The impact and interpretation of these sections were widely anticipated and hotly debated in South Africa, particularly with respect to the effect of the deeming provisions on the triangular employment relationship. The matter seemed to be somewhat settled when two lower-tribunal decisions recently interpreted the impact of the ‘deeming’ provisions to mean that the client becomes the sole employer of the labour broker’s employee after three months and in the absence of an exception.
More recently however, on 8 September 2015, the labour court (which is a superior court) had occasion to consider the initial interpretation and effectively overruled it in Assign Services (Pty) Ltd v Krost Shelving & racking (Pty) Ltd.
In this case the labour court held that if the deeming provision is triggered the employment relationship present in labour brokerage naturally develops into two discernible relationships that operate in tandem. The employer role is shared between the labour broker (with whom the contract of employment exists) and the deemed employer/client (who instructs and monitors the employee’s work capabilities on a day-to-day basis). This principle, according to the court, breathes life into the need for joint and several liability in matters concerning employees of labour brokers.

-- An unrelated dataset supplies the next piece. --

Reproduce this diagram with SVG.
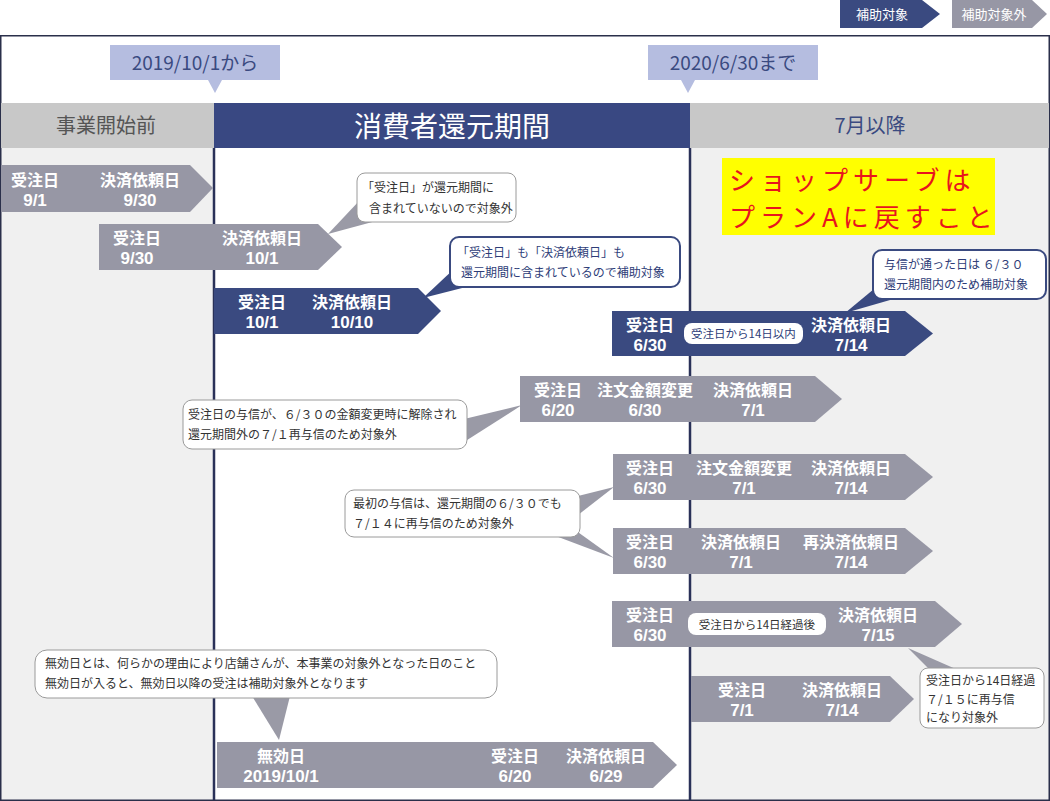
<svg xmlns="http://www.w3.org/2000/svg" width="1050" height="801" viewBox="0 0 1050 801">
<style>
text{font-family:"Noto Sans CJK JP","Noto Sans",sans-serif}
.navy{fill:#3a4a80}
.gray{fill:#9797a5}
.al{font-size:16px;font-weight:bold;fill:#fff;text-anchor:middle}
.dt{font-family:"Liberation Sans",Arial,sans-serif;font-size:17px;font-weight:bold;fill:#fff;text-anchor:middle}
.ct{font-size:12px;fill:#333}
.cn{font-size:12px;fill:#2e3d78}
.cbox{fill:#fff;stroke:#9a9a9a;stroke-width:1}
.nbox{fill:#fff;stroke:#3a4a80;stroke-width:2}
.pill{fill:#fff}
.pt{font-size:11.5px;text-anchor:middle}
.vl{stroke:#2a3158;stroke-width:2.5}
.hand{font-size:26px;fill:#e8141e;letter-spacing:5px}
</style>
<rect width="1050" height="801" fill="#fff"/>

<g id="legend">
<polygon class="navy" points="840,0 922,0 940,14 922,28 840,28"/>
<text x="882" y="19" font-size="13" fill="#fff" text-anchor="middle">補助対象</text>
<polygon class="gray" points="952,0 1032,0 1047,14 1032,28 952,28"/>
<text x="994" y="19" font-size="13" fill="#fff" text-anchor="middle">補助対象外</text>
</g>

<g id="frame">
<rect x="1" y="148" width="213" height="652" fill="#f0f0f0"/>
<rect x="690" y="148" width="359" height="652" fill="#f0f0f0"/>
<rect x="0.75" y="35.75" width="1048.5" height="764.5" fill="none" stroke="#2a2f4a" stroke-width="1.5"/>
</g>

<g id="header">
<rect x="1" y="103" width="213" height="45" fill="#c8c8c8"/>
<text x="106" y="133" font-size="20" fill="#555" text-anchor="middle">事業開始前</text>
<rect x="214" y="103" width="476" height="45" fill="#394882"/>
<text x="452" y="137" font-size="28" fill="#fff" text-anchor="middle">消費者還元期間</text>
<rect x="690" y="103" width="359" height="45" fill="#c8c8c8"/>
<text x="870" y="133" font-size="20" fill="#3a4a80" text-anchor="middle">7月以降</text>
</g>

<g id="date-start">
<rect x="110" y="45" width="170" height="35" fill="#b5bde0"/>
<polygon points="208,80 222,80 215,93" fill="#b5bde0"/>
<text x="195" y="70" font-size="19" fill="#3a4a80" text-anchor="middle">2019/10/1から</text>
</g>
<g id="date-end">
<rect x="648" y="45" width="170" height="35" fill="#b5bde0"/>
<polygon points="681,80 695,80 688,93" fill="#b5bde0"/>
<text x="733" y="70" font-size="19" fill="#3a4a80" text-anchor="middle">2020/6/30まで</text>
</g>

<g id="connectors">
<line class="vl" x1="214" y1="148" x2="214" y2="800"/>
<line class="vl" x1="690" y1="148" x2="690" y2="800"/>
</g>

<g id="note-yellow">
<rect x="722" y="158" width="273" height="77" fill="#ffff00"/>
<text class="hand" x="729" y="190">ショップサーブは</text>
<text class="hand" x="729" y="227">プランAに戻すこと</text>
</g>

<g id="arrow1">
<polygon class="gray" points="1,165 190,165 213,188 190,212 1,212"/>
<text class="al" x="35" y="186">受注日</text><text class="dt" x="35" y="206">9/1</text>
<text class="al" x="140" y="186">決済依頼日</text><text class="dt" x="140" y="206">9/30</text>
</g>
<g id="arrow2">
<polygon class="gray" points="99,224 318,224 342,247 318,270 99,270"/>
<text class="al" x="137" y="244">受注日</text><text class="dt" x="137" y="264">9/30</text>
<text class="al" x="262" y="244">決済依頼日</text><text class="dt" x="262" y="264">10/1</text>
</g>
<g id="arrow3">
<polygon class="navy" points="214,288 418,288 441,311 418,334 214,334"/>
<text class="al" x="262" y="308">受注日</text><text class="dt" x="262" y="328">10/1</text>
<text class="al" x="352" y="308">決済依頼日</text><text class="dt" x="352" y="328">10/10</text>
</g>
<g id="arrow4">
<polygon class="navy" points="612,311 905,311 933,333.5 905,356 612,356"/>
<text class="al" x="650" y="331">受注日</text><text class="dt" x="650" y="351">6/30</text>
<rect class="pill" x="684" y="323" width="119" height="21" rx="8"/>
<text class="pt" x="743.5" y="338" fill="#2e3d78">受注日から14日以内</text>
<text class="al" x="851" y="331">決済依頼日</text><text class="dt" x="851" y="351">7/14</text>
</g>
<g id="arrow5">
<polygon class="gray" points="520,376 815,376 842,399 815,422 520,422"/>
<text class="al" x="558" y="396">受注日</text><text class="dt" x="558" y="416">6/20</text>
<text class="al" x="645" y="396">注文金額変更</text><text class="dt" x="645" y="416">6/30</text>
<text class="al" x="753" y="396">決済依頼日</text><text class="dt" x="753" y="416">7/1</text>
</g>
<g id="arrow6">
<polygon class="gray" points="613,454 905,454 933,477 905,500 613,500"/>
<text class="al" x="650" y="474">受注日</text><text class="dt" x="650" y="494">6/30</text>
<text class="al" x="744" y="474">注文金額変更</text><text class="dt" x="744" y="494">7/1</text>
<text class="al" x="851" y="474">決済依頼日</text><text class="dt" x="851" y="494">7/14</text>
</g>
<g id="arrow7">
<polygon class="gray" points="613,528 905,528 933,551 905,574 613,574"/>
<text class="al" x="650" y="548">受注日</text><text class="dt" x="650" y="568">6/30</text>
<text class="al" x="741" y="548">決済依頼日</text><text class="dt" x="741" y="568">7/1</text>
<text class="al" x="851" y="548">再決済依頼日</text><text class="dt" x="851" y="568">7/14</text>
</g>
<g id="arrow8">
<polygon class="gray" points="612,601 935,601 962,624 935,647 612,647"/>
<text class="al" x="650" y="621">受注日</text><text class="dt" x="650" y="641">6/30</text>
<rect class="pill" x="688" y="613" width="138" height="22" rx="8"/>
<text class="pt" x="757" y="629" fill="#333">受注日から14日経過後</text>
<text class="al" x="878" y="621">決済依頼日</text><text class="dt" x="878" y="641">7/15</text>
</g>
<g id="arrow9">
<polygon class="gray" points="691,676 890,676 914,699 890,722 691,722"/>
<text class="al" x="742" y="696">受注日</text><text class="dt" x="742" y="716">7/1</text>
<text class="al" x="842" y="696">決済依頼日</text><text class="dt" x="842" y="716">7/14</text>
</g>
<g id="arrow10">
<polygon class="gray" points="217,742 653,742 677,765 653,788 217,788"/>
<text class="al" x="281" y="762">無効日</text><text class="dt" x="281" y="782">2019/10/1</text>
<text class="al" x="515" y="762">受注日</text><text class="dt" x="515" y="782">6/20</text>
<text class="al" x="606" y="762">決済依頼日</text><text class="dt" x="606" y="782">6/29</text>
</g>

<g id="callout-a">
<polygon points="360,200 376,221 328,234" fill="#9a9aa6"/>
<rect class="cbox" x="357" y="173" width="159" height="49" rx="8"/>
<text class="ct" x="362" y="192">「受注日」が還元期間に</text>
<text class="ct" x="369" y="213">含まれていないので対象外</text>
</g>
<g id="callout-b">
<polygon points="455,268 470,286 423,298" fill="#3a4a80"/>
<rect class="nbox" x="450" y="237" width="230" height="50" rx="9"/>
<text class="cn" x="457" y="257">「受注日」も「決済依頼日」も</text>
<text class="cn" x="461" y="277">還元期間に含まれているので補助対象</text>
</g>
<g id="callout-c">
<polygon points="880,284 897,298 845,313" fill="#3a4a80"/>
<rect class="nbox" x="873" y="250" width="173" height="49" rx="9"/>
<text class="cn" x="884" y="269">与信が通った日は ６/３０</text>
<text class="cn" x="884" y="289">還元期間内のため補助対象</text>
</g>
<g id="callout-d">
<polygon points="460,420 464,442 522,405" fill="#9a9aa6"/>
<rect class="cbox" x="183" y="400" width="284" height="49" rx="9"/>
<text class="ct" x="188" y="419">受注日の与信が、６/３０の金額変更時に解除され</text>
<text class="ct" x="188" y="439">還元期間外の７/１再与信のため対象外</text>
</g>
<g id="callout-e">
<polygon points="574,497 578,515 614,487" fill="#9a9aa6"/>
<polygon points="553,535 575,530 614,558" fill="#9a9aa6"/>
<rect class="cbox" x="345" y="490" width="235" height="47" rx="9"/>
<text class="ct" x="353" y="508">最初の与信は、還元期間の６/３０でも</text>
<text class="ct" x="353" y="528">７/１４に再与信のため対象外</text>
</g>
<g id="callout-f">
<polygon points="252,696 290,696 279,740" fill="#9a9aa6"/>
<rect class="cbox" x="35" y="650" width="462" height="48" rx="12"/>
<text class="ct" x="45" y="668">無効日とは、何らかの理由により店舗さんが、本事業の対象外となった日のこと</text>
<text class="ct" x="45" y="688">無効日が入ると、無効日以降の受注は補助対象外となります</text>
</g>
<g id="callout-g">
<polygon points="908,648 930,670 958,670" fill="#9a9aa6"/>
<rect class="cbox" x="920" y="668" width="124" height="60" rx="8"/>
<text class="ct" x="926" y="685">受注日から14日経過</text>
<text class="ct" x="926" y="704">７/１５に再与信</text>
<text class="ct" x="926" y="722">になり対象外</text>
</g>
</svg>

Therefore even in the event that the deeming provision is triggered, labour brokers remain the employer of the workers, albeit that the client also assumes certain employer rights and obligations. Compliance with the obligations of an employer in terms of the LRA is therefore still required of the client, and the same rings true for the contractual obligations arising out of contracts of employment with employees.
The recent judgment has sparked some controversy, and it is anticipated that the matter will be taken on appeal. For now, however, labour brokers and the clients need to pay careful attention to these provisions and the judgment, and to regulate their affairs accordingly.